REPUBLIKA.CO.ID, TEHERAN -- Sewindu terakhir, Republik Islam Iran di bawah kepemimpinan Mahmud Ahmadinejad terkenal dengan retorika kebijakan luar negerinya yang agresif.
Pemerintahan baru di Teheran bertekad menghentikan gaya berdiplomasi membara ala mantan Presiden Mahmoud Ahmadinejad tersebut.Presiden Hassan Rouhanni mengatakan, Iran kedepan adalah negara yang lebih bersahabat.
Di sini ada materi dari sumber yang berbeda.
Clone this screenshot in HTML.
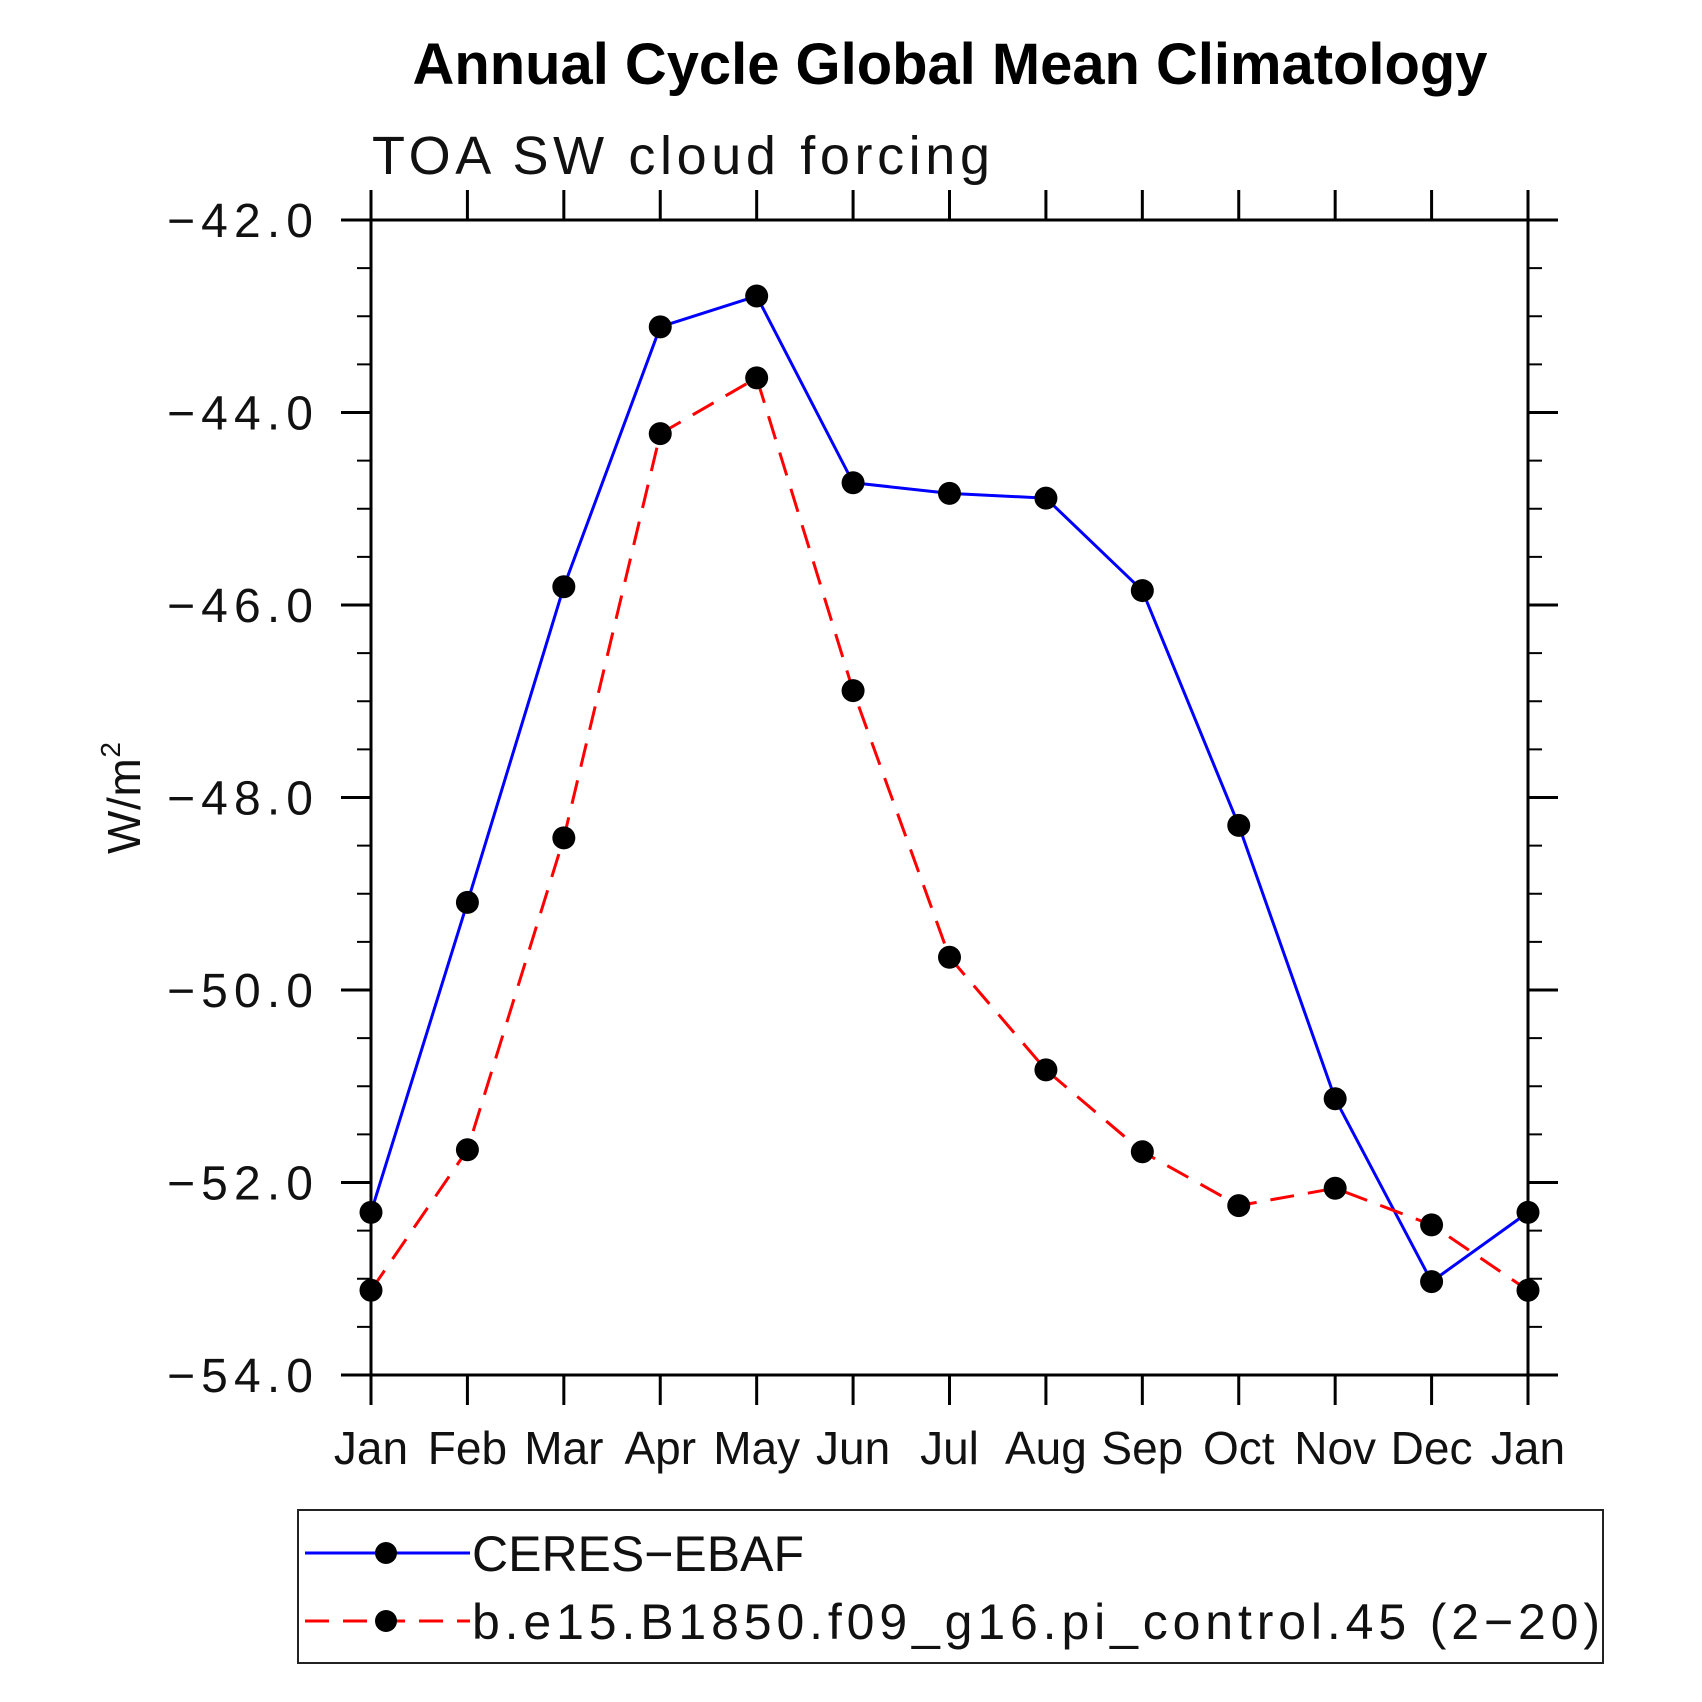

''Kibijakan luar negeri tidak perlu lagi mengandalkan slogan-slogan (yang konfrontatif),'' kata dia, dalam siaran persnya di ISNA, Sabtu (17/8). Menurutnya, slogan konfrontatif pendahulunya, telah mengurung negeri itu dalam isolasi internasional.
Kebijakan diplomasi yang berapi-api, kata dia, tidak dibutuhkan untuk kestabilan negara dan di kawasan. Rouhanni mengatakan, kepemimpinannya adalah persahabatan.
Selama dua kali memimpin Negeri Syiah, Ahmadinejad gemar mengumbar konfrontasi dalam setiap kebijakan luar negeri. Kebijakan anti-Barat presiden dua periode tersebut, sempat menyeret Iran dalam kekisruhan domestik di kawasan. Terutama yang menyangkut soal nuklir.
Ahmadinejad juga ''disalahkan'' atas gaya berdiplomasi membara tersebut. Iran sampai dua kali terkurung dengan embargo ekonomi dan keuangan oleh Amerika Serikat (AS) dan Uni Eropa (UE). Meskipun tidak membenamkan negeri itu dalam kebangkrutan, namun Iran masih mengalami pendaharan ekonomi yang dalam.
''Salah satu pesan dari pemilih saya, adalah keinginan rakyat untuk mengubah gaya berdiplomasi,'' ujar Rouhanni. Presiden yang menang lewat pemilihan umum Juni lalu ini meminta agar Menteri Luar Negeri Mohammad Javad Zarif memperhatikan pesan kelompok mayoritas tersebut.